John Floyd, a Republican contender, pulled nominating petitions this morning to seek the seat currently held by Council Member Carsten Hohnke, a Democrat.
Ryan J. Stanton | AnnArbor.com
Hohnke beat Floyd in the 2008 November general election when the two political newcomers were facing off for a seat being vacated by then Council Member Chris Easthope.
If Carsten Hohnke can make it out of the Democratic primary in August, he'll likely face John Floyd again in November.
"I'm looking forward to the race," Floyd said. "I'm looking forward especially to having issues discussed. The most important thing out of any race is making sure all the issues of the day are discussed with some specificity, so people actually have a choice."
Hohnke most likely will be challenged first by Lou Glorie, a Democrat and local real estate agent, in the August primary. Glorie pulled petitions recently but has not yet officially filed.

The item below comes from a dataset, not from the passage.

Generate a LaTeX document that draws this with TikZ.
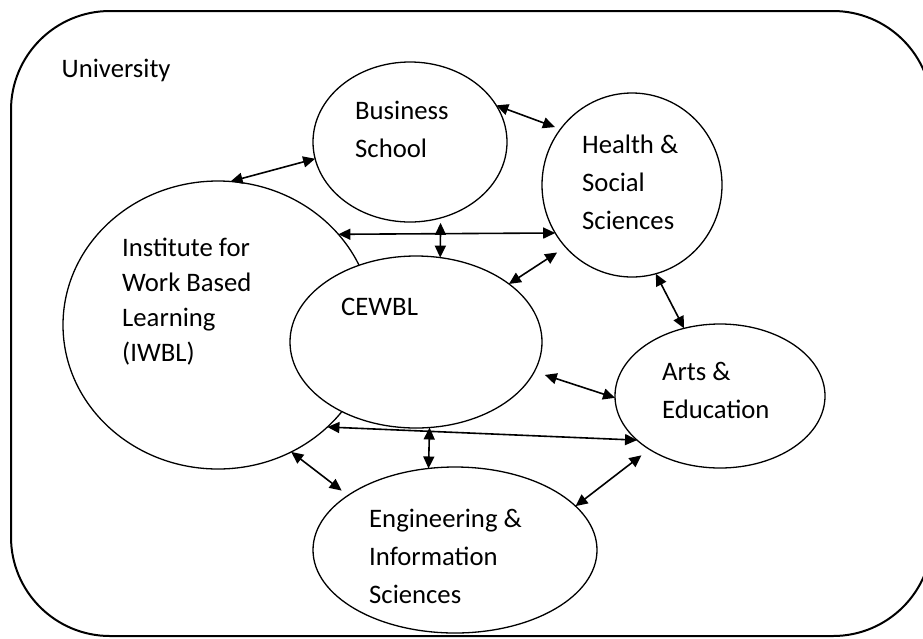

Hohnke's seat also is being eyed by another challenger, Allen Licari, who recently pulled both Democratic and independent nominating petitions. Licari can file only one set of petitions, so he'll have to decide on party affiliation before he officially files.

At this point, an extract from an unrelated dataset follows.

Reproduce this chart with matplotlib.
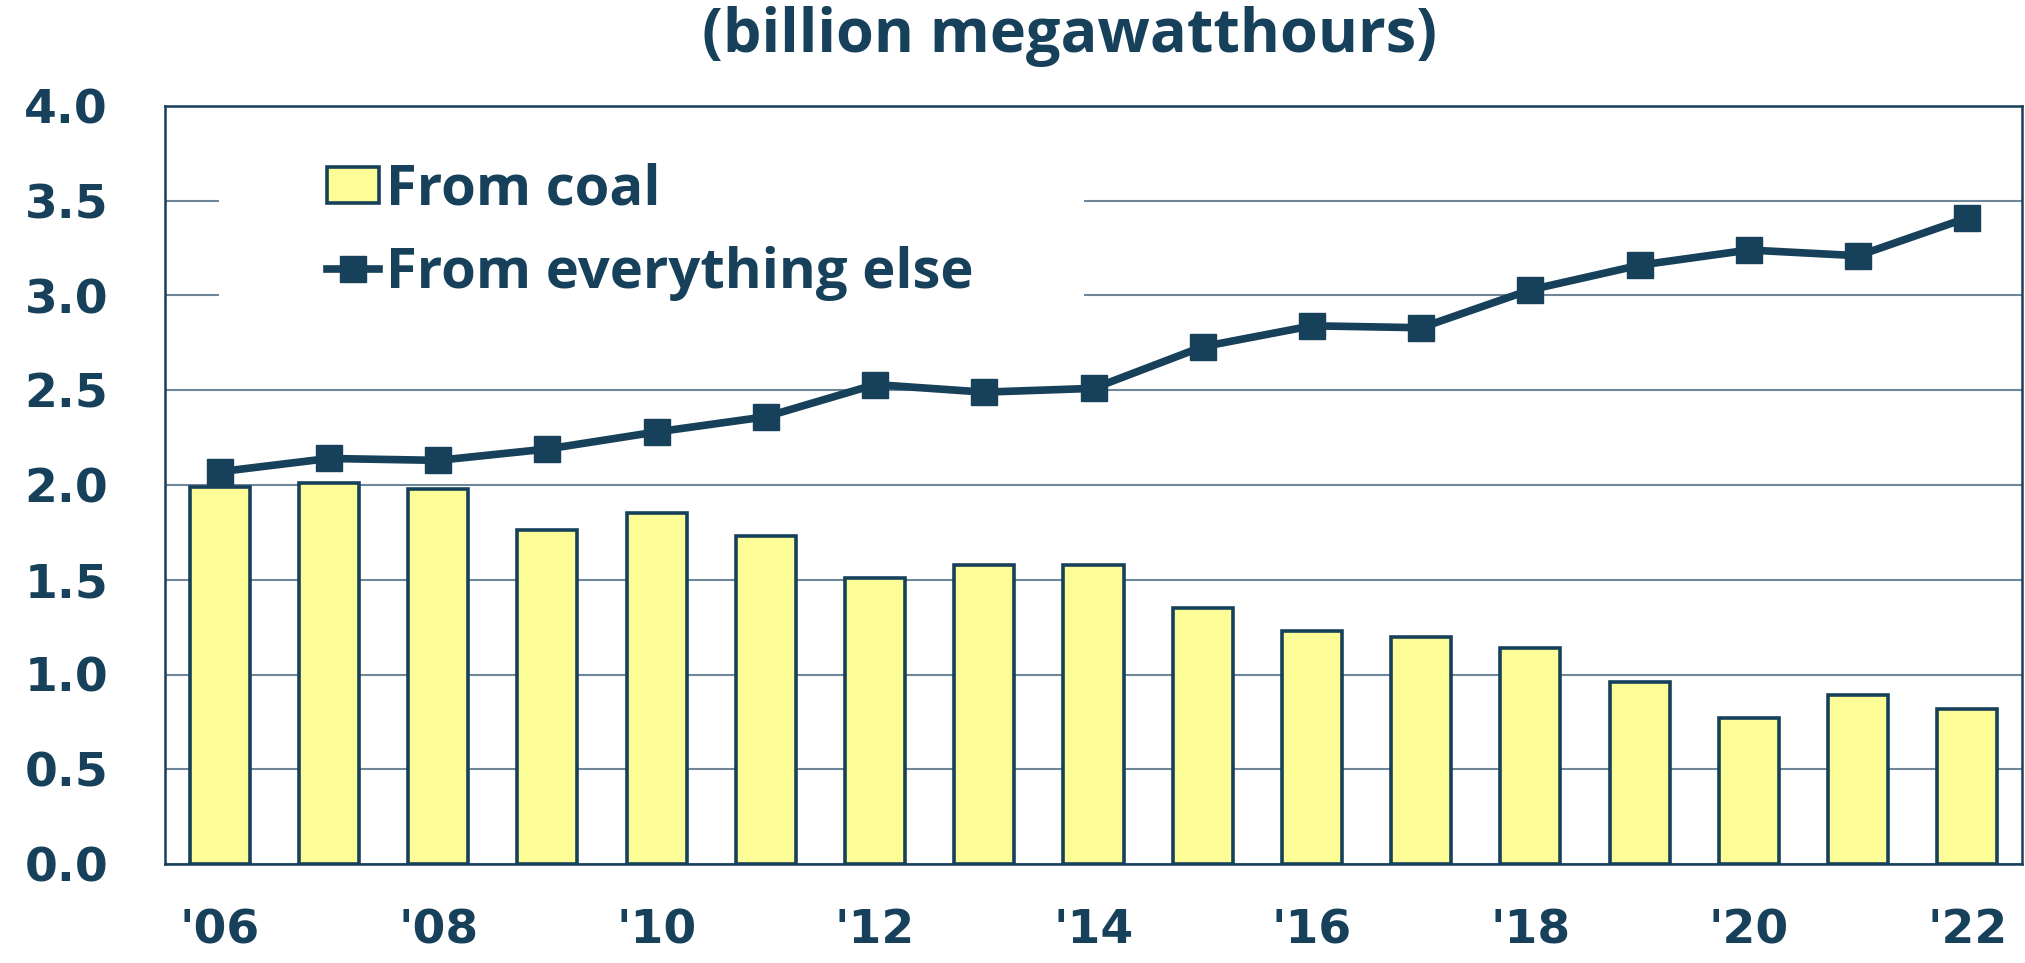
import matplotlib
matplotlib.use("Agg")
import matplotlib.pyplot as plt
from matplotlib.patches import Rectangle
import numpy as np

years = ["'06", "'07", "'08", "'09", "'10", "'11", "'12", "'13", "'14",
         "'15", "'16", "'17", "'18", "'19", "'20", "'21", "'22"]
coal = [1.99, 2.01, 1.98, 1.76, 1.85, 1.73, 1.51, 1.58, 1.58,
        1.35, 1.23, 1.20, 1.14, 0.96, 0.77, 0.89, 0.82]
everything_else = [2.07, 2.14, 2.13, 2.19, 2.28, 2.36, 2.53, 2.49, 2.51,
                   2.73, 2.84, 2.83, 3.03, 3.16, 3.24, 3.21, 3.41]
yticks = [0.0, 0.5, 1.0, 1.5, 2.0, 2.5, 3.0, 3.5, 4.0]
title = "(billion megawatthours)"
labels = ["From coal", "From everything else"]

NAVY = "#17405a"
YELLOW = "#fdfd98"
GRID = "#6f8799"

fig = plt.figure(figsize=(20.25, 9.63), dpi=100)
ax = fig.add_axes([165 / 2025, 99 / 963, (2022 - 165) / 2025, (864 - 106) / 963])

x = np.arange(len(years))
bars = ax.bar(x, coal, width=0.55, color=YELLOW, edgecolor=NAVY, linewidth=2.6,
              zorder=2, label=labels[0])
line, = ax.plot(x, everything_else, color=NAVY, linewidth=5.5, marker="s",
                markersize=19, markerfacecolor=NAVY, markeredgecolor=NAVY,
                zorder=3, label=labels[1])

ax.set_xlim(-0.5, len(years) - 0.5)
ax.set_ylim(0, 4.0)
ax.set_yticks(yticks)
ax.set_yticklabels([f"{v:.1f}" for v in yticks])
ax.set_xticks(x[::2])
ax.set_xticklabels(years[::2])

ax.set_axisbelow(True)
ax.yaxis.grid(True, color=GRID, linewidth=1.5)
ax.xaxis.grid(False)

# white area behind legend (interrupts gridlines)
ax.add_patch(Rectangle((0.029, 0.70), 0.466, 0.25, transform=ax.transAxes,
                       facecolor="white", edgecolor="none", zorder=1))

for s in ax.spines.values():
    s.set_color(NAVY)
    s.set_linewidth(1.8)

ax.tick_params(axis="both", length=0, colors=NAVY)
ax.tick_params(axis="y", pad=41)
ax.tick_params(axis="x", pad=32)
for lab in ax.get_yticklabels() + ax.get_xticklabels():
    lab.set_fontfamily("DejaVu Sans")
    lab.set_fontweight("bold")
    lab.set_fontsize(34)
    lab.set_color(NAVY)

leg = ax.legend(handles=[bars, line], labels=labels, loc="upper left",
                bbox_to_anchor=(0.072, 0.962), frameon=False, borderpad=0,
                handlelength=0.93, handleheight=0.6, handletextpad=0.12,
                labelspacing=0.5,
                prop={"family": "Open Sans", "weight": "bold", "size": 40.5})
for t in leg.get_texts():
    t.set_color(NAVY)

fig.text(0.528, 0.962, title, ha="center", va="center", color=NAVY,
         fontsize=44, fontfamily="Open Sans", fontweight="bold")

fig.savefig("out.png", dpi=100, facecolor="white")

The filing deadline is 4 p.m. May 11.
A Huron High School graduate, Floyd has degrees in economics, public policy and accounting and finance from Oberlin College, the University of Michigan and DePaul University.

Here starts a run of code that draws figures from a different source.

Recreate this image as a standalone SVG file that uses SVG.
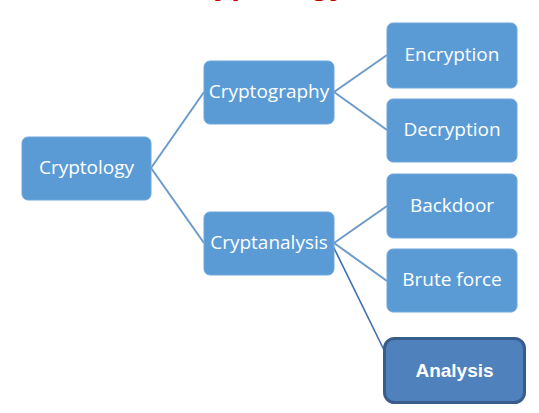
<svg xmlns="http://www.w3.org/2000/svg" width="539" height="413" viewBox="0 0 539 413">
<style>
.node{fill:#5B9BD5;stroke:#6FA6DB;stroke-width:1}
.lbl{font-family:"Open Sans","Liberation Sans",sans-serif;font-size:19px;fill:#FFFFFF;text-anchor:middle}
.conn{stroke:#6C9AC9;stroke-width:2;fill:none}
</style>
<rect width="539" height="413" fill="#FFFFFF"/>
<text x="178" y="-6.5" font-family="Liberation Sans, Arial, sans-serif" font-size="32" font-weight="bold" fill="#C00000">Cryptology</text>
<g id="connectors">
<line class="conn" x1="151" y1="168" x2="204" y2="92"/>
<line class="conn" x1="151" y1="168" x2="204" y2="243"/>
<line class="conn" x1="334" y1="92" x2="387" y2="55"/>
<line class="conn" x1="334" y1="92" x2="387" y2="130"/>
<line class="conn" x1="334" y1="243" x2="387" y2="206"/>
<line class="conn" x1="334" y1="243" x2="387" y2="281"/>
<line x1="333" y1="246" x2="384" y2="350" stroke="#3F6DB0" stroke-width="1.6"/>
</g>
<g id="cryptology">
<rect class="node" x="22" y="137" width="129" height="63" rx="6"/>
<text class="lbl" x="86.5" y="174">Cryptology</text>
</g>
<g id="cryptography">
<rect class="node" x="204" y="61" width="130" height="63" rx="6"/>
<text class="lbl" x="269" y="98">Cryptography</text>
</g>
<g id="cryptanalysis">
<rect class="node" x="204" y="212" width="130" height="63" rx="6"/>
<text class="lbl" x="269" y="249">Cryptanalysis</text>
</g>
<g id="encryption">
<rect class="node" x="387" y="23" width="130" height="65" rx="6"/>
<text class="lbl" x="452" y="61">Encryption</text>
</g>
<g id="decryption">
<rect class="node" x="387" y="99" width="130" height="63" rx="6"/>
<text class="lbl" x="452" y="136">Decryption</text>
</g>
<g id="backdoor">
<rect class="node" x="387" y="174" width="130" height="64" rx="6"/>
<text class="lbl" x="452" y="212">Backdoor</text>
</g>
<g id="bruteforce">
<rect class="node" x="387" y="249" width="130" height="63" rx="6"/>
<text class="lbl" x="452" y="286">Brute force</text>
</g>
<g id="analysis">
<rect x="384.5" y="338.5" width="140" height="64" rx="10" fill="#4F81BD" stroke="#385D8A" stroke-width="3"/>
<text x="454.5" y="377" font-family="Liberation Sans, Arial, sans-serif" font-size="19" font-weight="bold" fill="#FFFFFF" text-anchor="middle">Analysis</text>
</g>
</svg>
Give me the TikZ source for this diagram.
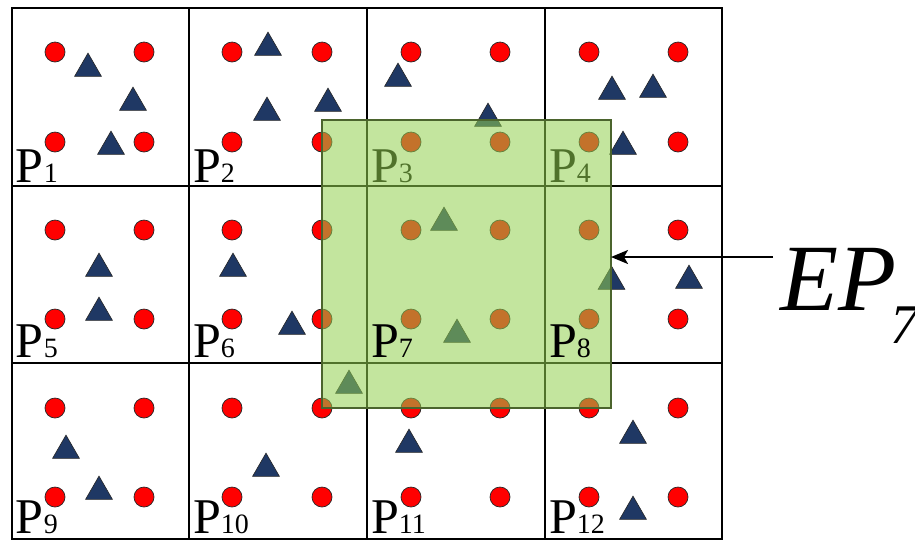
\documentclass[tikz,border=0pt]{standalone}
\usepackage{fontspec}
\setmainfont{Liberation Serif}
\usetikzlibrary{shapes.geometric,arrows.meta}
\definecolor{navy}{RGB}{31,56,100}
\definecolor{overlaygreen}{RGB}{146,208,80}
\definecolor{olivebord}{RGB}{75,100,45}
\begin{document}
\begin{tikzpicture}[x=1pt,y=-1pt,
  gridline/.style={line width=1.8pt, black},
  dot/.style={circle, fill=red, draw=black!85, line width=0.7pt, minimum size=20pt, inner sep=0pt, outer sep=0pt},
  tri/.style={regular polygon, regular polygon sides=3, fill=navy, draw=black!85, line width=0.6pt, minimum size=31pt, inner sep=0pt, outer sep=0pt},
  celllabel/.style={anchor=base west, inner sep=0pt, outer sep=0pt, font=\fontsize{50}{50}\selectfont},
  overlaybox/.style={draw=olivebord, line width=1.6pt, fill=overlaygreen, fill opacity=0.55, minimum width=289pt, minimum height=288pt, inner sep=0pt, outer sep=0pt},
  pointer/.style={line width=1.8pt, black, -{Stealth[length=17pt,width=14pt,inset=4pt]}},
  biglabel/.style={anchor=base west, inner sep=0pt, outer sep=0pt}
]
\useasboundingbox (0,0) rectangle (915,542);
\fill[white] (0,0) rectangle (915,542);
% grid
\draw[gridline] (12,8) rectangle (722,539);
\foreach \gx in {189,367,545} \draw[gridline] (\gx,8) -- (\gx,539);
\foreach \gy in {186,363} \draw[gridline] (12,\gy) -- (722,\gy);
% circles
\foreach \cx [count=\i] in {55,144,232,322,411,500,589,678}
  \foreach \cy [count=\j] in {52,142,230,319,408,497}
    \node[dot] (c\i-\j) at (\cx,\cy) {};
% triangles
\foreach \n/\tx/\ty in {1/88/68.6, 2/133/102.6, 3/111/146.6, 4/268/47.6, 5/267/112.6, 6/328/103.6,
  7/398/78.6, 8/488/118.6, 9/612/91.6, 10/653/89.6, 11/623/146.6, 12/99/268.6, 13/99/312.6,
  14/233/268.6, 15/292/326.6, 16/444/222.6, 17/457/334.6, 18/611.5/281.6, 19/689/280.6,
  20/66/450.6, 21/99/491.6, 22/266/468.6, 23/349/385.6, 24/409/444.6, 25/633/435.6, 26/633/511.6}
  \node[tri] (t\n) at (\tx,\ty) {};
% labels under the overlay
\node[celllabel] (p1) at (16,182) {P{\fontsize{28}{28}\selectfont 1}};
\node[celllabel] (p2) at (193,182) {P{\fontsize{28}{28}\selectfont 2}};
\node[celllabel] (p3) at (371,182) {P{\fontsize{28}{28}\selectfont 3}};
\node[celllabel] (p4) at (549,182) {P{\fontsize{28}{28}\selectfont 4}};
\node[celllabel] (p5) at (16,357) {P{\fontsize{28}{28}\selectfont 5}};
\node[celllabel] (p6) at (193,357) {P{\fontsize{28}{28}\selectfont 6}};
\node[celllabel] (p9) at (16,533) {P{\fontsize{28}{28}\selectfont 9}};
\node[celllabel] (p10) at (193,533) {P{\fontsize{28}{28}\selectfont 10}};
\node[celllabel] (p11) at (371,533) {P{\fontsize{28}{28}\selectfont 11}};
\node[celllabel] (p12) at (549,533) {P{\fontsize{28}{28}\selectfont 12}};
% overlay
\node[overlaybox] (ep) at (466.5,264) {};
% labels above the overlay
\node[celllabel] (p7) at (371,357) {P{\fontsize{28}{28}\selectfont 7}};
\node[celllabel] (p8) at (549,357) {P{\fontsize{28}{28}\selectfont 8}};
% EP_7 label and arrow
\node[biglabel] (eplabel) at (780,310) {\fontsize{95}{95}\selectfont\itshape EP\kern-6pt\raisebox{-33pt}{\fontsize{56}{56}\selectfont 7}};
\coordinate (a0) at (773,257);
\draw[pointer] (a0) -- (a0 -| ep.east);
\end{tikzpicture}
\end{document}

He has worked as a budget analyst for the state of Illinois and as a financial control professional for nonprofit and business organizations. For about the last decade, he has worked closely with auto supply companies around Southeast Michigan.
Fiscal responsibility is a key focus of his platform, and he says the city needs to focus on five points.
"I think for the city to grow, we need to keep focused on providing the essentials of government," he said. "Sort of like a football team, you have to do the basics well to be a winning team, and to me the basics are providing police, fire, water, sanitation and streets and providing those fully funded and very well. There are other things we like government to do, but I think if you can't do the basics well, you need to return your focus to those."
Floyd, 52, says he doesn't believe a city income tax is the right approach to balance the city's budget. But he thinks the University of Michigan "needs to start thinking about doing the right thing and considering holding the city mostly harmless for its purchase of the Pfizer campus."
Floyd said he returned to Ann Arbor in the mid-1990s after a 15-year hiatus that had him living in the Chicago area. He said the guiding principles for new development should be focused around keeping Ann Arbor a place where families want to live.